Three people drowned in the Bay of Plenty.

6. Ex-tropical Cyclone Fergus 1996


1996 file photo - Workers inspect the remains of the section of State Highway 1 on the Brynderwyn Hills that was closed after a slip following Cyclone Fergus. Photo / NZ Herald
1996 file photo - Workers inspect the remains of the section of State Highway 1 on the Brynderwyn Hills that was closed after a slip following Cyclone Fergus. Photo / NZ Herald


Forming in the Solomon Islands, on 28 February, Cyclone Fergus travelled across the Pacific in a loop before heading south towards New Zealand, hitting the North Island on 30 December. It brought with it heavy rains, flooding, landslides and high winds and caused havoc to hundreds of holiday makers who had to seek shelter in Civil Defence centres. There was major road damage, power cuts and flooding. Surf life guards rescued nine motorists trapped in three cars in Pauanui, getting them to safety in inflatable boats.
It caused significant damage and a Civil Defense Emergency was declared in some areas,
Two people died - one in Northland and another in Thames.

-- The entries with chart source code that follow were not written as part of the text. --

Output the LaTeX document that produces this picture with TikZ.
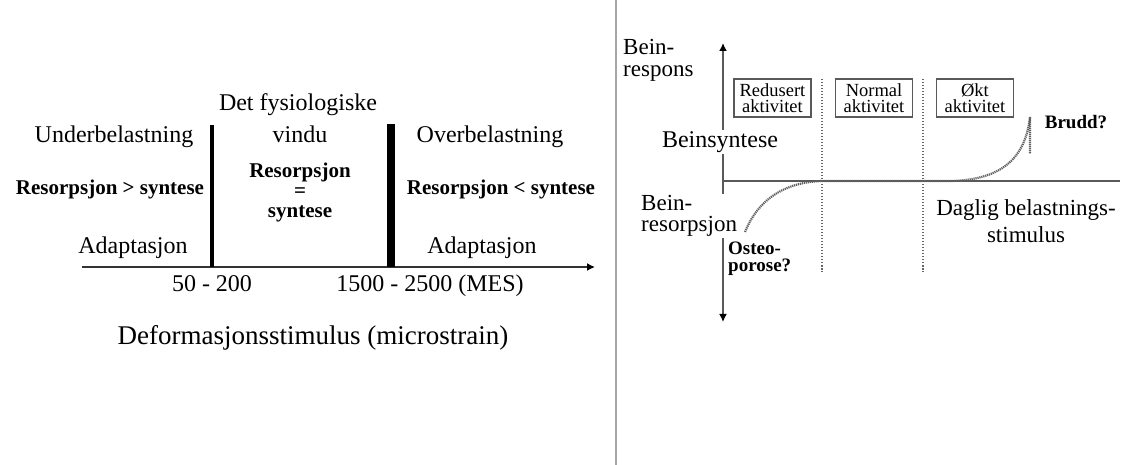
\documentclass[tikz,border=0pt]{standalone}
\usepackage{fontspec}
\setmainfont{Liberation Serif}
\usetikzlibrary{arrows.meta}
\begin{document}
\begin{tikzpicture}[x=1pt,y=-1pt,
  lbl/.style={inner sep=0pt,align=center,font=\fontsize{24}{26}\selectfont},
  blbl/.style={inner sep=0pt,align=center,font=\fontsize{21}{20}\selectfont\bfseries},
  boxlbl/.style={draw=gray!70!black,line width=1.6pt,inner sep=1pt,minimum width=77pt,minimum height=38pt,align=center,font=\fontsize{18.5}{16.5}\selectfont},
  axis/.style={line width=1.5pt,draw=black!80},
  raxis/.style={line width=1.8pt,draw=gray!70!black},
  dotl/.style={line width=1.8pt,draw=gray!80!black,dash pattern=on 1.5pt off 1.5pt},
  curve/.style={line width=2.2pt,draw=gray!75!black,dash pattern=on 1.2pt off 0.8pt},
  tip/.style={-{Latex[length=8pt,width=8pt,color=black]}}
]
\useasboundingbox (0,0) rectangle (1128,465);
% ---------- left panel ----------
\coordinate (ax0) at (82,267);
\coordinate (ax1) at (595,267);
\draw[axis,tip] (ax0) -- (ax1);
\coordinate (t0) at (212,125);
\coordinate (t1) at (212,267);
\draw[line width=3.5pt] (t0) -- (t1);
\coordinate (k0) at (391,124);
\coordinate (k1) at (391,267);
\draw[line width=7.5pt] (k0) -- (k1);
\node[lbl] (det) at (298,105) {Det fysiologiske};
\node[lbl] (vindu) at (300,134) {vindu};
\node[lbl] (under) at (114,137) {Underbelastning};
\node[lbl] (over) at (490,137) {Overbelastning};
\node[blbl] (rs1) at (110,189) {Resorpsjon > syntese};
\node[blbl,font=\fontsize{21}{20}\selectfont\bfseries] (rsm) at (300,192) {Resorpsjon\\=\\syntese};
\node[blbl] (rs2) at (501,189) {Resorpsjon < syntese};
\node[lbl] (ad1) at (133,248) {Adaptasjon};
\node[lbl] (ad2) at (482,248) {Adaptasjon};
\node[lbl,anchor=base] (n1) at (212,292) {50 - 200};
\node[lbl,anchor=base] (n2) at (430,292) {1500 - 2500 (MES)};
\node[inner sep=0pt,font=\fontsize{27}{30}\selectfont] (def) at (313,338) {Deformasjonsstimulus (microstrain)};
% ---------- divider ----------
\coordinate (d0) at (616,0);
\coordinate (d1) at (616,465);
\draw[line width=2pt,gray!70] (d0) -- (d1);
% ---------- right panel ----------
\coordinate (y0) at (723,43);
\coordinate (y1) at (723,322);
\draw[raxis,{Latex[length=8pt,width=8pt,color=black]}-{Latex[length=8pt,width=8pt,color=black]}] (y1) -- (y0);
\coordinate (h0) at (723,181);
\coordinate (h1) at (1120,181);
\draw[raxis] (h0) -- (h1);
\coordinate (v1a) at (822,79);
\coordinate (v1b) at (822,272);
\coordinate (v2a) at (923,79);
\coordinate (v2b) at (923,272);
\draw[dotl] (v1a) -- (v1b);
\draw[dotl] (v2a) -- (v2b);
\node[boxlbl] (red) at (772.5,98) {Redusert\\aktivitet};
\node[boxlbl] (nor) at (874,98) {Normal\\aktivitet};
\node[boxlbl] (okt) at (975,98) {Økt\\aktivitet};
\node[lbl,align=left,anchor=west,font=\fontsize{23}{22}\selectfont] (br) at (623,60) {Bein-\\respons};
\node[lbl,fill=white,inner sep=1pt] (syn) at (720,142) {Beinsyntese};
\node[lbl,align=left,anchor=west,fill=white,inner sep=1pt,font=\fontsize{23}{21}\selectfont] (res) at (640,216) {Bein-\\resorpsjon};
\node[blbl,align=left,anchor=west,font=\fontsize{19}{17}\selectfont\bfseries] (ost) at (728,259) {Osteo-\\porose?};
\node[blbl,font=\fontsize{19}{20}\selectfont\bfseries] (brudd) at (1076,122) {Brudd?};
\node[lbl,font=\fontsize{23}{27}\selectfont] (dag) at (1026,221) {Daglig belastnings-\\stimulus};
\coordinate (c0) at (745,232);
\coordinate (c1) at (822,181);
\coordinate (c2) at (950,181);
\coordinate (c3) at (1030,117);
\coordinate (c4) at (1030,154);
\draw[curve] (c0) .. controls (760,195) and (790,182) .. (c1) -- (c2) .. controls (1000,180) and (1025,160) .. (c3) -- (c4);
\end{tikzpicture}
\end{document}
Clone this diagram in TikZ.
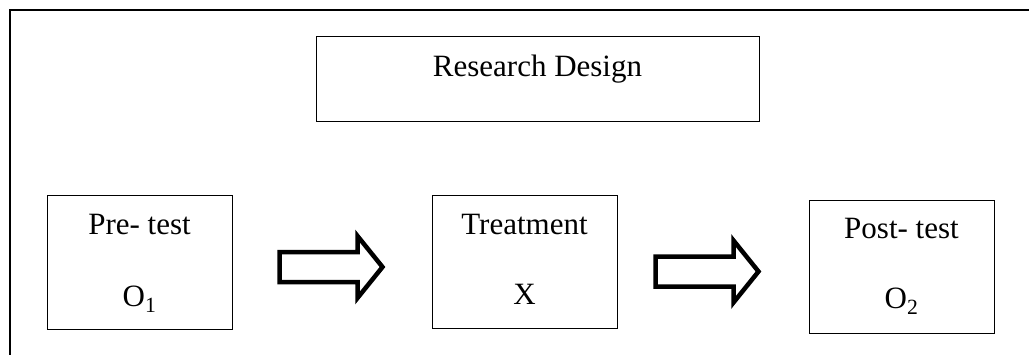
\documentclass[tikz,border=0pt]{standalone}
\usepackage{fontspec}
\setmainfont{Liberation Serif}
\usetikzlibrary{positioning, calc}

\begin{document}
\begin{tikzpicture}[x=1pt, y=-1pt]
    % --- Style Definitions ---
    \tikzset{
        frame style/.style={
            draw=black,
            line width=2pt
        },
        box style/.style={
            draw=black,
            line width=1pt,
            inner sep=0pt
        },
        step box/.style={
            box style,
            minimum width=185pt,
            minimum height=133pt
        },
        label text/.style={
            font=\fontsize{31}{37}\selectfont,
            color=black,
            inner sep=0pt,
            anchor=base
        },
        block arrow/.style={
            draw=black,
            line width=4.5pt,
            fill=white
        },
        fat arrow/.pic={
            \draw[block arrow] (0,-15) -- (78,-15) -- (78,-31) -- (103,0)
                -- (78,31) -- (78,15) -- (0,15) -- cycle;
        }
    }

    \useasboundingbox (0,0) rectangle (1029,354);

    % --- 1. Outer frame (runs off the page) ---
    \draw[frame style] (10,400) -- (10,10) -- (1100,10);

    % --- 2. Title box ---
    \node[box style, minimum width=443pt, minimum height=85pt] (design) at (537.5,78.5) {};
    \node[label text] (design title) at ([yshift=-41pt]design.north) {Research Design};

    % --- 3. Step boxes ---
    \node[step box, minimum height=134pt] (pre) at (139.5,262) {};
    \node[step box] (treat) at (524.5,261.5) {};
    \node[step box] (post) at (901.5,266.5) {};

    \node[label text] (pre title) at ([yshift=-40pt]pre.north) {Pre- test};
    \node[label text] (pre obs) at ([yshift=23pt]pre.south) {O\textsubscript{1}};

    \node[label text] (treat title) at ([yshift=-40pt]treat.north) {Treatment};
    \node[label text] (treat obs) at ([yshift=24pt]treat.south) {X};

    \node[label text] (post title) at ([yshift=-39pt]post.north) {Post- test};
    \node[label text] (post obs) at ([yshift=25pt]post.south) {O\textsubscript{2}};

    % --- 4. Block arrows between the steps ---
    \pic at ([xshift=47pt, yshift=-5pt]pre.east) {fat arrow};
    \pic at ([xshift=38pt, yshift=-10pt]treat.east) {fat arrow};

\end{tikzpicture}
\end{document}
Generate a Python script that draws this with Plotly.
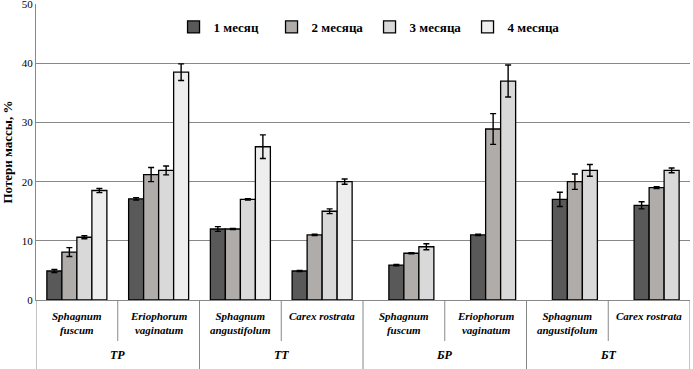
import plotly.graph_objects as go

species = ["Sphagnum<br>fuscum", "Eriophorum<br>vaginatum", "Sphagnum<br>angustifolum", "Carex rostrata",
           "Sphagnum<br>fuscum", "Eriophorum<br>vaginatum", "Sphagnum<br>angustifolum", "Carex rostrata"]
groups = ["ТР", "ТТ", "БР", "БТ"]
series_names = ["1 месяц", "2 месяца", "3 месяца", "4 месяца"]

m1 = [4.9, 17.1, 12.0, 4.9, 5.9, 11.0, 17.0, 16.0]
m2 = [8.1, 21.2, 12.0, 11.0, 7.9, 28.9, 20.0, 19.0]
m3 = [10.6, 21.9, 17.0, 15.0, 9.0, 37.0, 21.9, 21.9]
m4 = [18.5, 38.5, 25.9, 20.0, None, None, None, None]
e1 = [0.25, 0.2, 0.4, 0.1, 0.1, 0.1, 1.2, 0.6]
e2 = [0.75, 1.2, 0.1, 0.1, 0.1, 2.6, 1.3, 0.15]
e3 = [0.25, 0.75, 0.1, 0.4, 0.5, 2.7, 1.0, 0.4]
e4 = [0.35, 1.4, 2.0, 0.45, None, None, None, None]

colors = ["#595959", "#b0acaa", "#d9d9d9", "#eeeeee"]
values = [m1, m2, m3, m4]
errors = [e1, e2, e3, e4]

FONT = "Times New Roman, Liberation Serif, DejaVu Serif, serif"

W = 0.1835
fig = go.Figure()
for k in range(4):
    xs, ys, es = [], [], []
    for i in range(8):
        v = values[k][i]
        if v is None:
            continue
        slot = k if i < 4 else k + 1
        xs.append(i + 0.5 + (slot - 1.5) * W)
        ys.append(v)
        es.append(errors[k][i])
    fig.add_trace(go.Bar(
        x=xs, y=ys, width=W, name="<b>" + series_names[k] + "</b>",
        marker=dict(color=colors[k], line=dict(color="black", width=1.3)),
        error_y=dict(type="data", array=es, visible=True, color="black", thickness=1.4, width=3),
    ))

shapes = []
for b in range(9):
    full = b % 2 == 0
    shapes.append(dict(type="line", xref="x", yref="paper", x0=b, x1=b, y0=0,
                       y1=-69 / 296 if full else -41 / 296,
                       line=dict(color="#888888", width=1)))
annotations = []
for i, s in enumerate(species):
    annotations.append(dict(x=i + 0.5, y=-8 / 296, xref="x", yref="paper", text="<b><i>" + s + "</i></b>",
                            showarrow=False, yanchor="top",
                            font=dict(family=FONT, size=11, color="black")))
for g, name in enumerate(groups):
    annotations.append(dict(x=2 * g + 1, y=-55 / 296, xref="x", yref="paper", text="<b><i>" + name + "</i></b>",
                            showarrow=False, yanchor="middle",
                            font=dict(family=FONT, size=12, color="black")))

fig.update_layout(
    width=693, height=369,
    margin=dict(l=36, r=3, t=4, b=69),
    paper_bgcolor="white", plot_bgcolor="white",
    barmode="overlay",
    showlegend=True,
    font=dict(family=FONT),
    legend=dict(orientation="h", x=0.51, xanchor="center", y=1 - 23 / 296, yanchor="middle",
                font=dict(family=FONT, size=13, color="black"), itemwidth=30,
                entrywidth=53, entrywidthmode="pixels",
                bgcolor="rgba(0,0,0,0)", traceorder="normal"),
    xaxis=dict(range=[0, 8], showticklabels=False, showgrid=False, zeroline=False,
               showline=True, linecolor="#888888", linewidth=1, ticks="", automargin=False),
    yaxis=dict(range=[0, 50.02], tickvals=[0, 10, 20, 30, 40, 50], showgrid=True, gridcolor="#888888", gridwidth=1,
               zeroline=False, showline=True, linecolor="#888888", linewidth=1, automargin=False,
               ticks="", tickfont=dict(family=FONT, size=11, color="black"), ticklabeloverflow="allow",
               tickprefix="<b>", ticksuffix="</b>",
               title=dict(text="<b>Потери массы, %</b>", standoff=8,
                          font=dict(family=FONT, size=13, color="black"))),
    shapes=shapes, annotations=annotations,
)
fig.write_html("out.html", config={"displayModeBar": False},
               post_script="document.body.style.margin='0';document.body.style.padding='0';")
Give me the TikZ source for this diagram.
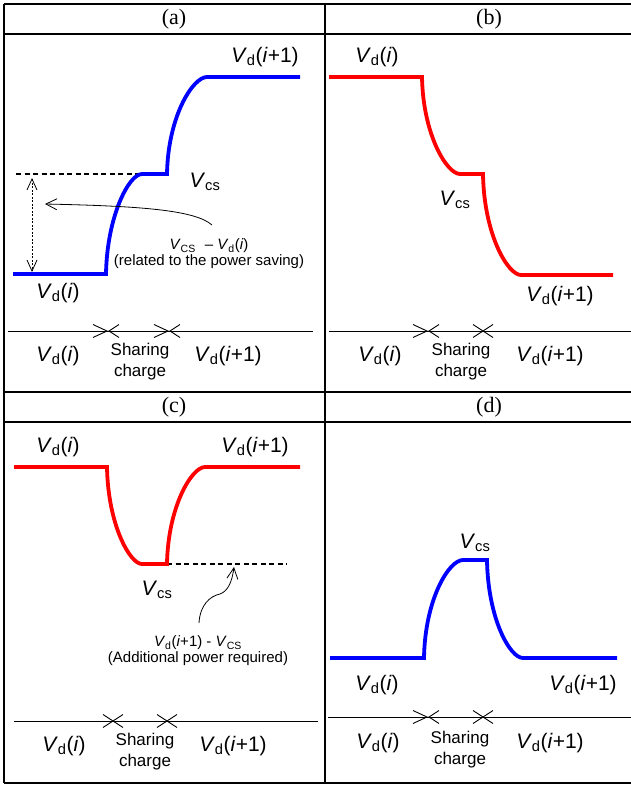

7. Ex-tropical Cyclone Drena 1997


Just two weeks after Cyclone Fergus hit New Zealand, a tropical cyclone formed in the Pacific, peaking in intensity on 6 January. It hit New Zealand on 10 January. As it hit the upper North Island, it brought high winds and seas, causing damage to property - including roofs that were lifted. It travelled south towards central New Zealand and damaged roads and property, brought down trees and destroyed agriculture.

In Auckland, boats were damaged and cars were blown across lanes. Over a hundred people were evacuated from their homes, roads were closed, and thousands were without power. The South Island also suffered strong winds and heavy rains and flooding.

Three people died, including a man hit by falling power lines and a couple who were swept away in a car.

8. Cyclone Wilma 2011


Shirley Harris with her demolished bach caused by Cyclone Wilma in Onetangi on Waiheke Island. Photo / Herald on Sunday
Shirley Harris with her demolished bach caused by Cyclone Wilma in Onetangi on Waiheke Island. Photo / Herald on Sunday


Travelling across the North Island on January 28-29 , Cyclone Wilma brought with it heavy rains and winds, causing severe flooding, road closures and landslides. The heavy rains caused sewage to spill into the water of some of Auckland's beaches, caused destruction to houses and many evacuations.

While there were no deaths as a direct result of the cyclone, there were many dramatic rescues. On Waiheke Island, two women were woken by their dog barking and managed to escape their bach before it plunged 30 metres off a cliff onto the beach at Onetangi. In Clevedon, a doctor travelled across floodwaters in a kayak to reach a woman in labour. She was airlifted to hospital and gave birth later the same day. Firefighters used a boat to rescue two people who were stuck up trees in Pipiwai, as well as rescuing a family of two adults and two children trapped in a house in Kaeo.